Comment la suite pourrait-elle s’écrire désormais ? N’en déplaise aux zélotes de tout poil, le débat sur les capacités physiques et cognitives d’Ali Bongo n’a jamais été clos. Comme sa dernière visite à l’Elysée, ses sorties publiques n’ont nullement aidé à clarifier les choses. Bien au contraire. Elles ont systématiquement ravivé la polémique, semant le doute sur l’identité du donneur d’ordres au sommet de l’Etat. Récemment encore, de nombreuses personnalités ont étalé leur scepticisme. Dénonçant la «tyrannie du catenaccio», s’élevant contre la mainmise des «nouvelles éminences» sur la vie publique, elles ont appelé à «une reprise en main directe des affaires du pays par le président de la République.» Implicitement, elles ont repris la question chère à Appel à agir : «Qui dirige le Gabon ?» D’une certaine manière, elles ont fait écho à sa conviction : «Ali Bongo n’étant plus en capacité de diriger, les impostures se succèdent au sommet de l’Etat.» C’est dire si l’avis de la Cour de cassation arrive fort à propos.
Au nom d’intérêts bassement matériels
A la veille de cette audience tant attendue, nombre d’observateurs paraissent sceptiques, désabusés. Echaudés par l’expérience du passé, certains prédisent une fin de non-recevoir. D’autres parlent de manœuvre expiatoire visant à donner l’illusion d’une justice indépendante. Il s’en trouve pour y voir un stratagème destiné à redorer l’image des magistrats. Au-delà, chacun cherche à comprendre le sens et la portée de la convocation d’une assemblée plénière. Sur la crédibilité de nos institutions comme sur le fonctionnement de l’appareil d’Etat ou l’Etat de droit en général, les interrogations fusent de partout. La Cour de cassation va-t-elle apporter un début de réponse ? Va-t-elle ouvrir la voie à la clarification ? Va-t-elle plutôt accentuer les doutes ? Déjà, d’aucuns le rappellent : le président de la République est tout à la fois le «garant de l’indépendance du pouvoir judiciaire» et le président du Conseil supérieur de la magistrature. Ces éléments seront-ils déterminants ? Voire…

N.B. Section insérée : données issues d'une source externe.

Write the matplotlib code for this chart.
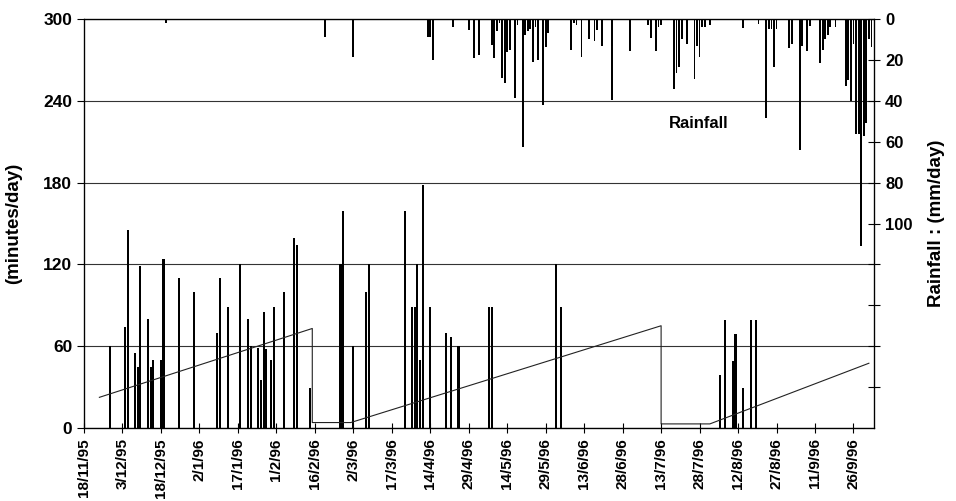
import matplotlib
matplotlib.use('Agg')
import matplotlib.pyplot as plt
import numpy as np

plt.rcParams['font.family'] = ['Liberation Sans', 'DejaVu Sans']
plt.rcParams['font.weight'] = 'bold'
plt.rcParams['axes.labelweight'] = 'bold'

# category axis: one row per day, a label every 15 rows
date_labels = ['18/11/95', '3/12/95', '18/12/95', '2/1/96', '17/1/96', '1/2/96',
               '16/2/96', '2/3/96', '17/3/96', '14/4/96', '29/4/96', '14/5/96',
               '29/5/96', '13/6/96', '28/6/96', '13/7/96', '28/7/96', '12/8/96',
               '27/8/96', '11/9/96', '26/9/96']
tick_rows = np.arange(0, 301, 15)

# irrigation (minutes/day)
irr_rows = [10, 16, 17, 20, 21, 22, 25, 26, 27, 30, 31, 37, 43, 52, 53, 56, 61, 64,
            65, 68, 69, 70, 71, 73, 74, 78, 82, 83, 88, 100, 101, 105, 110, 111, 125,
            128, 129, 130, 131, 132, 135, 141, 143, 146, 158, 159, 184, 186, 248, 250,
            253, 254, 257, 260, 262]
irr_mins = [60, 74, 145, 55, 45, 119, 80, 45, 50, 50, 124, 110, 100, 70, 110, 89, 120, 80,
            60, 59, 35, 85, 58, 50, 89, 100, 139, 134, 29, 120, 159, 60, 100, 120, 159,
            89, 89, 120, 50, 178, 89, 70, 67, 60, 89, 89, 120, 89, 39, 79,
            49, 69, 29, 79, 79]

# rainfall (mm/day), hanging from the top
rain_rows = [32, 94, 105, 134, 135, 136, 144, 150, 152, 154, 159, 160, 161, 162, 163,
             164, 165, 166, 168, 169, 171, 172, 173, 174, 175, 176, 177, 179, 180, 181,
             190, 191, 192, 194, 197, 199, 200, 202, 206, 213, 220, 221, 223, 224, 225,
             230, 231, 232, 233, 235, 238, 239, 240, 241, 242, 244, 257, 263, 266, 267,
             268, 269, 270, 275, 276, 279, 280, 282, 283, 287, 288, 289, 290, 291, 293,
             297, 298, 299, 300, 301, 302, 303, 304, 305, 306, 307]
rain_mm = [2, 8.6, 18.7, 9, 9, 20, 4, 5.5, 19, 17.6, 12.7, 19, 6, 2, 29,
           31.5, 16, 15, 38.8, 3, 62.4, 8, 6, 5, 21, 4, 20, 42, 13.5, 7,
           15, 2, 3, 18.4, 10, 11, 5.5, 13, 39.6, 15.5, 3, 9.5, 15.5, 4, 3,
           34, 26.6, 23.5, 10, 12, 29.3, 13, 18.4, 4, 4, 3, 4.5, 2.5, 48.6, 5,
           5, 23.3, 5, 14.3, 12, 64, 13, 15.6, 3.5, 21.7, 15, 10, 8, 4, 4,
           33, 30, 40, 12, 56, 56, 111, 57, 51, 10, 13.5]

# saw-tooth line
saw_rows = [6, 89, 89, 104, 225, 225, 244, 306]
saw_vals = [22.5, 73, 4, 4, 75, 3, 3, 47.5]

fig = plt.figure(figsize=(9.56, 5.01), dpi=100)
ax = fig.add_axes([84/956, 73/501, 790/956, 409/501])

ax.bar(irr_rows, irr_mins, width=0.8, color='black', zorder=3)
ax.plot(saw_rows, saw_vals, color='#222222', lw=0.8, zorder=4)

ax.set_xlim(0, 308)
ax.set_ylim(0, 300)
ax.set_yticks(np.arange(0, 301, 60))
ax.yaxis.grid(True, color='#333333', lw=0.8)
ax.set_axisbelow(True)
ax.set_xticks(tick_rows)
ax.set_xticklabels(date_labels, rotation=90, fontsize=11)
ax.tick_params(axis='x', direction='inout', length=7, width=0.8, pad=4)
ax.tick_params(axis='y', direction='out', length=5, width=0.8, labelsize=12.5)
ax.set_ylabel('(minutes/day)', fontsize=13.5)
ax.yaxis.set_label_coords(-0.078, 0.5)
for s in ax.spines.values():
    s.set_linewidth(0.9)

ax2 = ax.twinx()
ax2.bar(rain_rows, rain_mm, width=0.7, color='black')
ax2.set_ylim(200, 0)
ax2.set_yticks(np.arange(0, 181, 20))
ax2.set_yticklabels(['0', '20', '40', '60', '80', '100', '', '', '', ''])
ax2.tick_params(axis='y', direction='inout', length=8, width=0.8, labelsize=12, pad=4)
ax2.set_ylabel('Rainfall : (mm/day)', fontsize=13.5)
ax2.yaxis.set_label_coords(1.068, 0.5)
ax2.text(239.5, 51, 'Rainfall', ha='center', va='center', fontsize=12)

fig.savefig('out.png', dpi=100)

N’empêche, on ne saurait faire comme s’il s’agit d’un procès accusatoire. Appel à agir n’a jamais porté d’accusation contre Ali Bongo. Ce collectif demande simplement à la justice de l’aider à faire la lumière sur les capacités de ce dernier à remplir les charges de président de la République. Contrairement à une idée reçue, cette démarche vise à garantir un fonctionnement régulier des pouvoirs publics. Après tout, le président de la République est la clef de voûte des institutions, «le détenteur suprême du pouvoir exécutif.» Loin de tout dégagisme, il faut s’assurer des capacités physiques et cognitives du dépositaire d’une responsabilité aussi lourde. C’est, du reste, le sens de l’examen médical imposé à tout postulant à cette fonction. Pourtant, au nom d’intérêts bassement matériels, certains s’efforcent à détourner le débat, lui donnant une connotation politicienne pour mieux le tuer. Peu importe le verdict final, seul le jugement de l’Histoire fera foi.